Which makes Calvin one of the most tragic figures on this year’s Black List. The poor guy is so traumatized by his loss that he’s simply blocked it out. Replaced it with this goofy endeavor of “hunting” for “ghosts.” As long as he’s coming up with potions to defeat slime-gobblers, he doesn’t have to face the truth. And that was damn heartbreaking!

Ahh, but all is not perfect. I’m not fond of the late twist that requires your hero to forget everything about his life. I’ve encountered that more times than you’d think. And while they do a pretty good job of it here, it’s still a tough sell. Even if you say Calvin was in a coma and the doctors decided not to tell him the truth cause they were afraid it would be too much to handle, it still comes off as convenient for the movie that this major character happens to forget everything that resulted in the script’s cool last second twist.

Not to mention, if this guy is as mentally unstable as they’re saying, why are you allowing your 12 year old kid to hang out with them 18 hours a day? There’s no one who knows how mentally deranged Calvin is more than Jake’s mom. Yet she’s got no problem letting the two hang together.
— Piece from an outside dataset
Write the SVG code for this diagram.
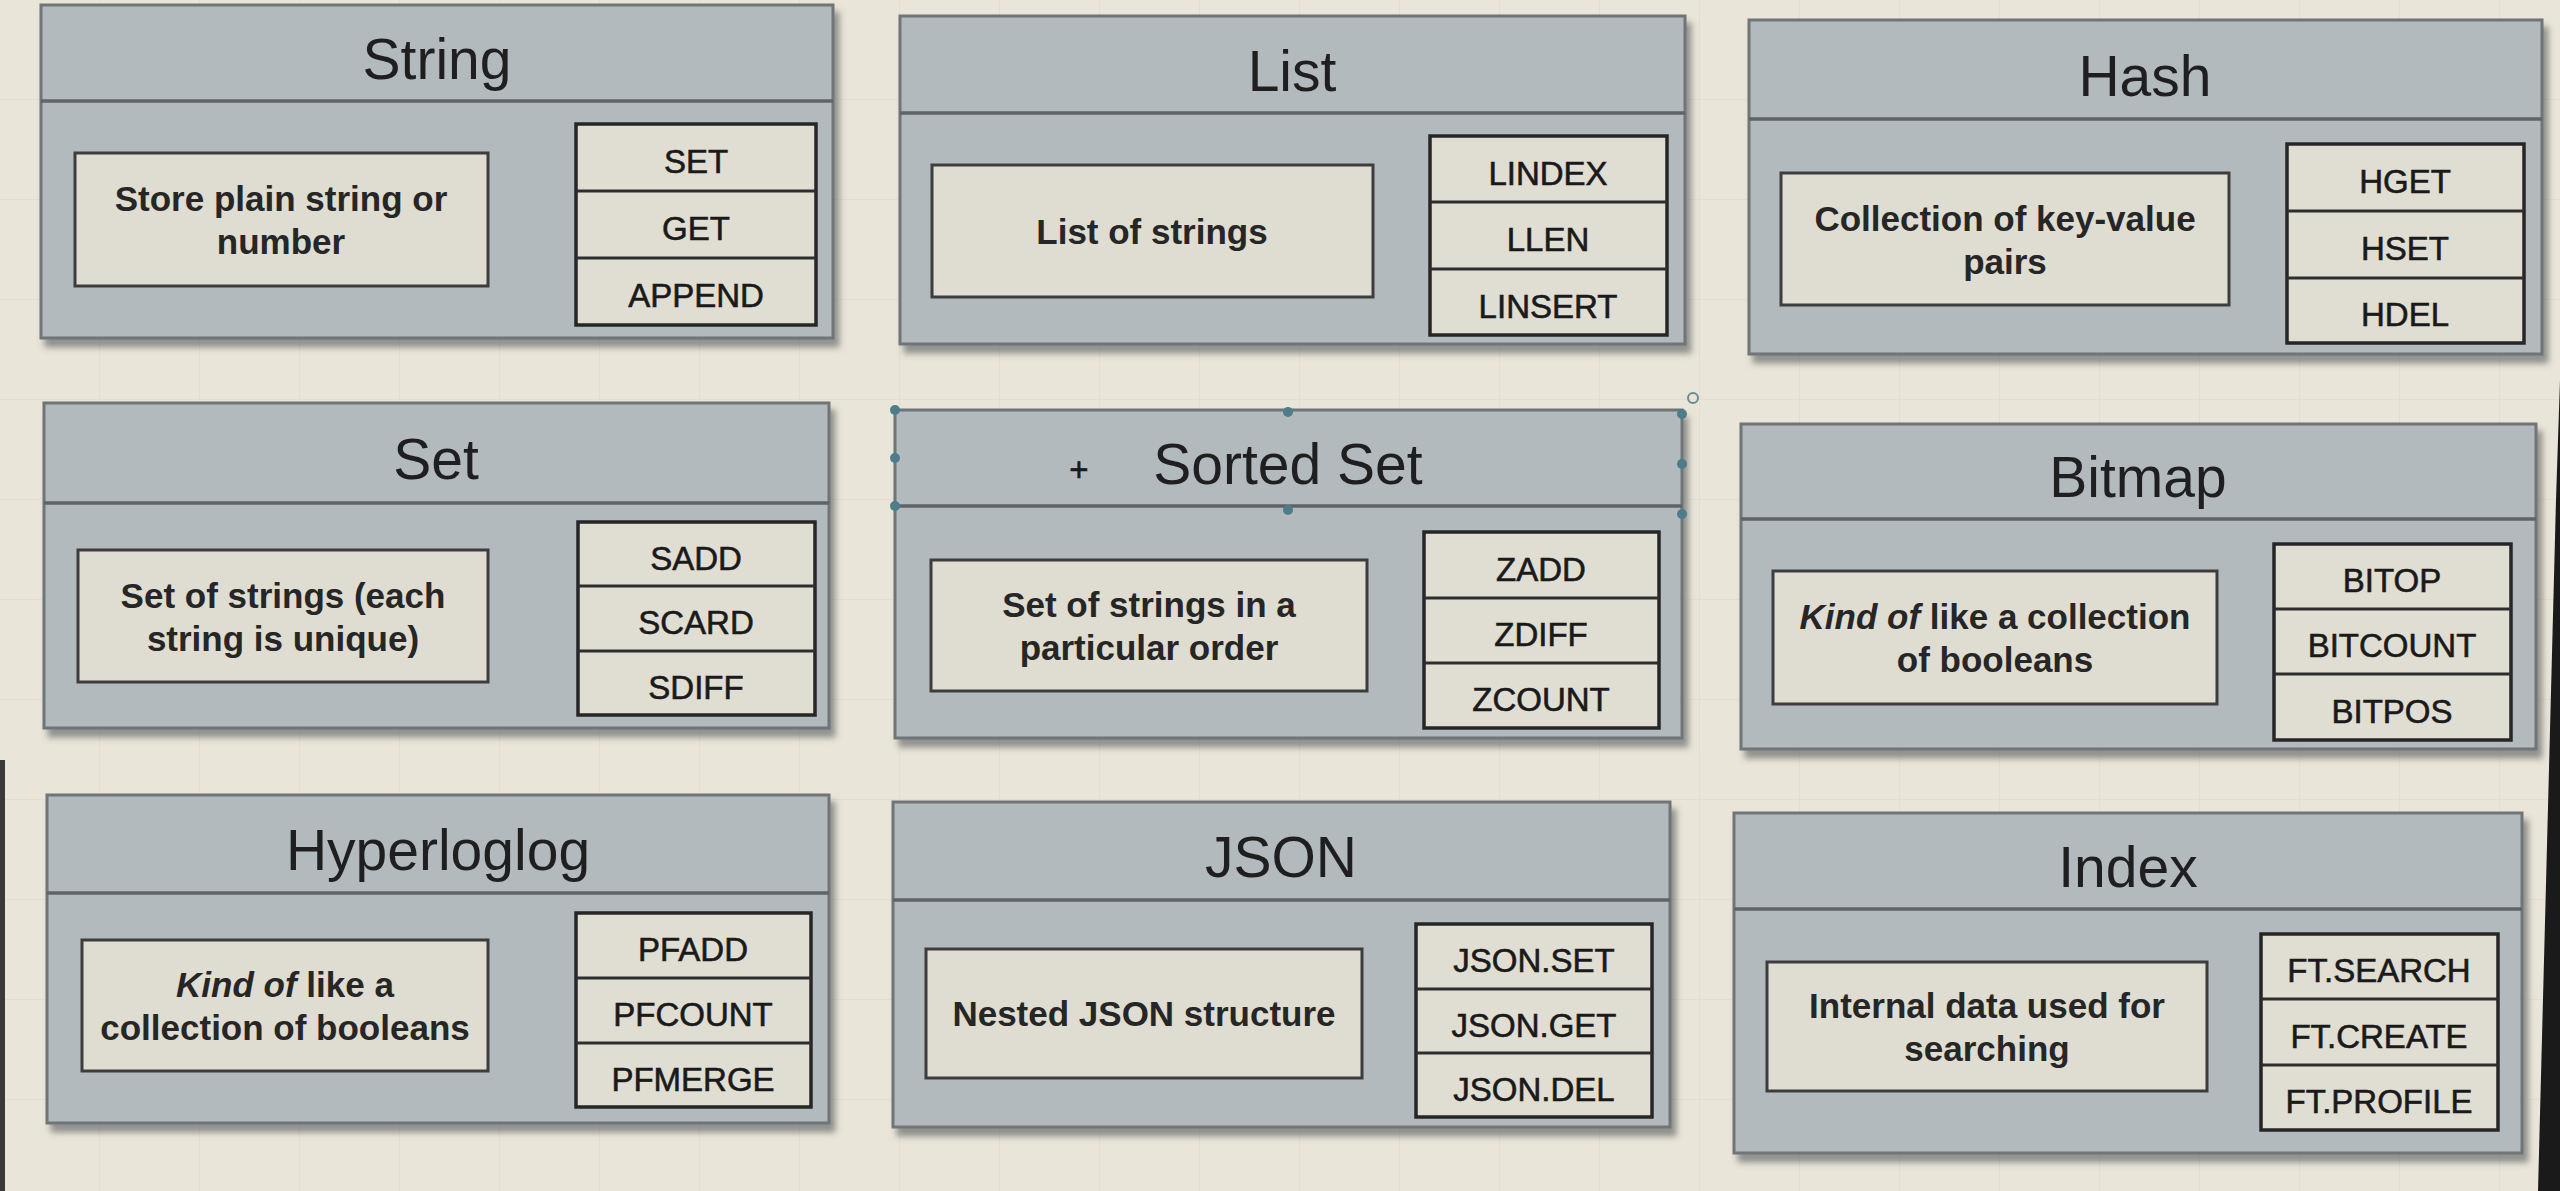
<svg xmlns="http://www.w3.org/2000/svg" width="2560" height="1191" viewBox="0 0 2560 1191">
<defs>
<pattern id="grid" width="100" height="100" patternUnits="userSpaceOnUse">
<path d="M100 0V100M0 100H100" fill="none" stroke="#dbd6c8" stroke-width="2"/>
</pattern>
<filter id="sh" x="-5%" y="-5%" width="112%" height="120%">
<feDropShadow dx="5" dy="8" stdDeviation="3" flood-color="#4a4d4f" flood-opacity="0.55"/>
</filter>
</defs>
<style>
.panel{fill:#b2babd;stroke:#6f7578;stroke-width:3;filter:url(#sh)}
.div{stroke:#5e6467;stroke-width:3.5}
.desc{fill:#dfdcd1;stroke:#3d3d3d;stroke-width:3}
.cmd{fill:#e0ddd2;stroke:#262626;stroke-width:3.5}
.sep{stroke:#2e2e2e;stroke-width:3}
.title{font-family:"Liberation Sans",Arial,sans-serif;font-size:57px;fill:#1f1f22;text-anchor:middle}
.dt{font-family:"Liberation Sans",Arial,sans-serif;font-size:35px;font-weight:bold;fill:#262626;text-anchor:middle}
.ct{font-family:"Liberation Sans",Arial,sans-serif;font-size:33px;fill:#1a1a1a;stroke:#1a1a1a;stroke-width:0.6;text-anchor:middle}
.h{fill:#4d7c8a}
</style>
<rect width="2560" height="1191" fill="#e9e5d8"/>
<rect width="2560" height="1191" fill="url(#grid)" opacity="0.45"/>
<polygon points="2560,380 2556,500 2538,1191 2560,1191" fill="#1a1a1a"/>
<rect x="0" y="760" width="5" height="431" fill="#3a3a3a"/>

<g id="string">
<rect class="panel" x="41" y="5" width="792" height="333"/>
<line class="div" x1="41" y1="101" x2="833" y2="101"/>
<text class="title" x="437" y="79">String</text>
<rect class="desc" x="75" y="153" width="413" height="133"/>
<text class="dt" x="281" y="211">Store plain string or</text>
<text class="dt" x="281" y="254">number</text>
<rect class="cmd" x="576" y="124" width="240" height="201"/>
<line class="sep" x1="576" y1="191" x2="816" y2="191"/>
<line class="sep" x1="576" y1="258" x2="816" y2="258"/>
<text class="ct" x="696" y="173">SET</text>
<text class="ct" x="696" y="240">GET</text>
<text class="ct" x="696" y="307">APPEND</text>
</g>

<g id="list">
<rect class="panel" x="900" y="16" width="785" height="328"/>
<line class="div" x1="900" y1="113" x2="1685" y2="113"/>
<text class="title" x="1292" y="91">List</text>
<rect class="desc" x="932" y="165" width="441" height="132"/>
<text class="dt" x="1152" y="244">List of strings</text>
<rect class="cmd" x="1430" y="136" width="237" height="199"/>
<line class="sep" x1="1430" y1="202" x2="1667" y2="202"/>
<line class="sep" x1="1430" y1="269" x2="1667" y2="269"/>
<text class="ct" x="1548" y="185">LINDEX</text>
<text class="ct" x="1548" y="251">LLEN</text>
<text class="ct" x="1548" y="318">LINSERT</text>
</g>

<g id="hash">
<rect class="panel" x="1749" y="20" width="793" height="334"/>
<line class="div" x1="1749" y1="119" x2="2542" y2="119"/>
<text class="title" x="2145" y="96">Hash</text>
<rect class="desc" x="1781" y="173" width="448" height="132"/>
<text class="dt" x="2005" y="231">Collection of key-value</text>
<text class="dt" x="2005" y="274">pairs</text>
<rect class="cmd" x="2287" y="144" width="237" height="199"/>
<line class="sep" x1="2287" y1="211" x2="2524" y2="211"/>
<line class="sep" x1="2287" y1="278" x2="2524" y2="278"/>
<text class="ct" x="2405" y="193">HGET</text>
<text class="ct" x="2405" y="260">HSET</text>
<text class="ct" x="2405" y="326">HDEL</text>
</g>

<g id="set">
<rect class="panel" x="44" y="403" width="785" height="325"/>
<line class="div" x1="44" y1="503" x2="829" y2="503"/>
<text class="title" x="436" y="479">Set</text>
<rect class="desc" x="78" y="550" width="410" height="132"/>
<text class="dt" x="283" y="608">Set of strings (each</text>
<text class="dt" x="283" y="651">string is unique)</text>
<rect class="cmd" x="578" y="522" width="237" height="193"/>
<line class="sep" x1="578" y1="586" x2="815" y2="586"/>
<line class="sep" x1="578" y1="651" x2="815" y2="651"/>
<text class="ct" x="696" y="570">SADD</text>
<text class="ct" x="696" y="634">SCARD</text>
<text class="ct" x="696" y="699">SDIFF</text>
</g>

<g id="sorted-set">
<rect class="panel" x="895" y="410" width="787" height="328"/>
<line class="div" x1="895" y1="506" x2="1682" y2="506"/>
<text class="title" x="1288" y="484">Sorted Set</text>
<text class="ct" x="1079" y="481">+</text>
<rect class="desc" x="931" y="560" width="436" height="131"/>
<text class="dt" x="1149" y="617">Set of strings in a</text>
<text class="dt" x="1149" y="660">particular order</text>
<rect class="cmd" x="1424" y="532" width="235" height="196"/>
<line class="sep" x1="1424" y1="598" x2="1659" y2="598"/>
<line class="sep" x1="1424" y1="663" x2="1659" y2="663"/>
<text class="ct" x="1541" y="581">ZADD</text>
<text class="ct" x="1541" y="646">ZDIFF</text>
<text class="ct" x="1541" y="711">ZCOUNT</text>
<circle class="h" cx="895" cy="410" r="5"/>
<circle class="h" cx="1288" cy="412" r="5"/>
<circle class="h" cx="1682" cy="414" r="5"/>
<circle class="h" cx="895" cy="458" r="5"/>
<circle class="h" cx="1682" cy="464" r="5"/>
<circle class="h" cx="895" cy="506" r="5"/>
<circle class="h" cx="1288" cy="510" r="5"/>
<circle class="h" cx="1682" cy="514" r="5"/>
<circle cx="1693" cy="398" r="5" fill="none" stroke="#6e8a92" stroke-width="2"/>
</g>

<g id="bitmap">
<rect class="panel" x="1741" y="424" width="795" height="325"/>
<line class="div" x1="1741" y1="519" x2="2536" y2="519"/>
<text class="title" x="2138" y="497">Bitmap</text>
<rect class="desc" x="1773" y="571" width="444" height="133"/>
<text class="dt" x="1995" y="629"><tspan font-style="italic">Kind of</tspan> like a collection</text>
<text class="dt" x="1995" y="672">of booleans</text>
<rect class="cmd" x="2274" y="544" width="237" height="196"/>
<line class="sep" x1="2274" y1="609" x2="2511" y2="609"/>
<line class="sep" x1="2274" y1="674" x2="2511" y2="674"/>
<text class="ct" x="2392" y="592">BITOP</text>
<text class="ct" x="2392" y="657">BITCOUNT</text>
<text class="ct" x="2392" y="723">BITPOS</text>
</g>

<g id="hyperloglog">
<rect class="panel" x="47" y="795" width="782" height="328"/>
<line class="div" x1="47" y1="893" x2="829" y2="893"/>
<text class="title" x="438" y="870">Hyperloglog</text>
<rect class="desc" x="82" y="940" width="406" height="131"/>
<text class="dt" x="285" y="997"><tspan font-style="italic">Kind of</tspan> like a</text>
<text class="dt" x="285" y="1040">collection of booleans</text>
<rect class="cmd" x="576" y="913" width="235" height="194"/>
<line class="sep" x1="576" y1="978" x2="811" y2="978"/>
<line class="sep" x1="576" y1="1043" x2="811" y2="1043"/>
<text class="ct" x="693" y="961">PFADD</text>
<text class="ct" x="693" y="1026">PFCOUNT</text>
<text class="ct" x="693" y="1091">PFMERGE</text>
</g>

<g id="json">
<rect class="panel" x="893" y="802" width="777" height="325"/>
<line class="div" x1="893" y1="900" x2="1670" y2="900"/>
<text class="title" x="1281" y="877">JSON</text>
<rect class="desc" x="926" y="949" width="436" height="129"/>
<text class="dt" x="1144" y="1026">Nested JSON structure</text>
<rect class="cmd" x="1416" y="924" width="236" height="193"/>
<line class="sep" x1="1416" y1="989" x2="1652" y2="989"/>
<line class="sep" x1="1416" y1="1053" x2="1652" y2="1053"/>
<text class="ct" x="1534" y="972">JSON.SET</text>
<text class="ct" x="1534" y="1037">JSON.GET</text>
<text class="ct" x="1534" y="1101">JSON.DEL</text>
</g>

<g id="index">
<rect class="panel" x="1734" y="813" width="788" height="340"/>
<line class="div" x1="1734" y1="909" x2="2522" y2="909"/>
<text class="title" x="2128" y="887">Index</text>
<rect class="desc" x="1767" y="962" width="440" height="129"/>
<text class="dt" x="1987" y="1018">Internal data used for</text>
<text class="dt" x="1987" y="1061">searching</text>
<rect class="cmd" x="2261" y="934" width="237" height="196"/>
<line class="sep" x1="2261" y1="999" x2="2498" y2="999"/>
<line class="sep" x1="2261" y1="1065" x2="2498" y2="1065"/>
<text class="ct" x="2379" y="982">FT.SEARCH</text>
<text class="ct" x="2379" y="1048">FT.CREATE</text>
<text class="ct" x="2379" y="1113">FT.PROFILE</text>
</g>

<g id="connectors"></g>
</svg>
Then again, one of the greatest horror-thrillers of all time, Psycho, uses this conceit, as Norman Bates has such an extreme mental break that he occasionally thinks he’s his dead mother. I’m just not sure you can pull that off in 2021 the way you could back then. People know so much more about mental health these days that you have to treat the subject matter with an additional amount of care. But who knows? Even as I was questioning the logic of it, I was experiencing an emotional reaction. So that means it worked on some level.

It took me a while to get into this one. I thought for sure I was going to give it a “wasn’t for me.” But it rounded that last corner like a bat out of hell and sped its way to a solid “worth the read.”

[ ] What the hell did I just read?
[ ] wasn’t for me
[x] worth the read
[ ] impressive
[ ] genius

What I learned: One of my fears going into this turned out to be a valid. It didn’t feel right that the club consisted of kids AND adults. Why? Because when you have adults around, YOU FEEL SAFE. That was a big reason the first half of the script wasn’t working for me. We’d go to these haunted places, put our kids into scary situations, but always with adults a few feet away. Now that I’ve read the whole thing and know that the story is about Calvin, I realize he has to be there. But if you’re making a scary movie, you need your big scares to actually be scary. And if you’re using an element that reassures rather than frightens, you might want to think about if that’s a good idea. The scariest movie of the last five years, “It,” is terrifying for that very reason – the kids are all alone when they encounter the scares.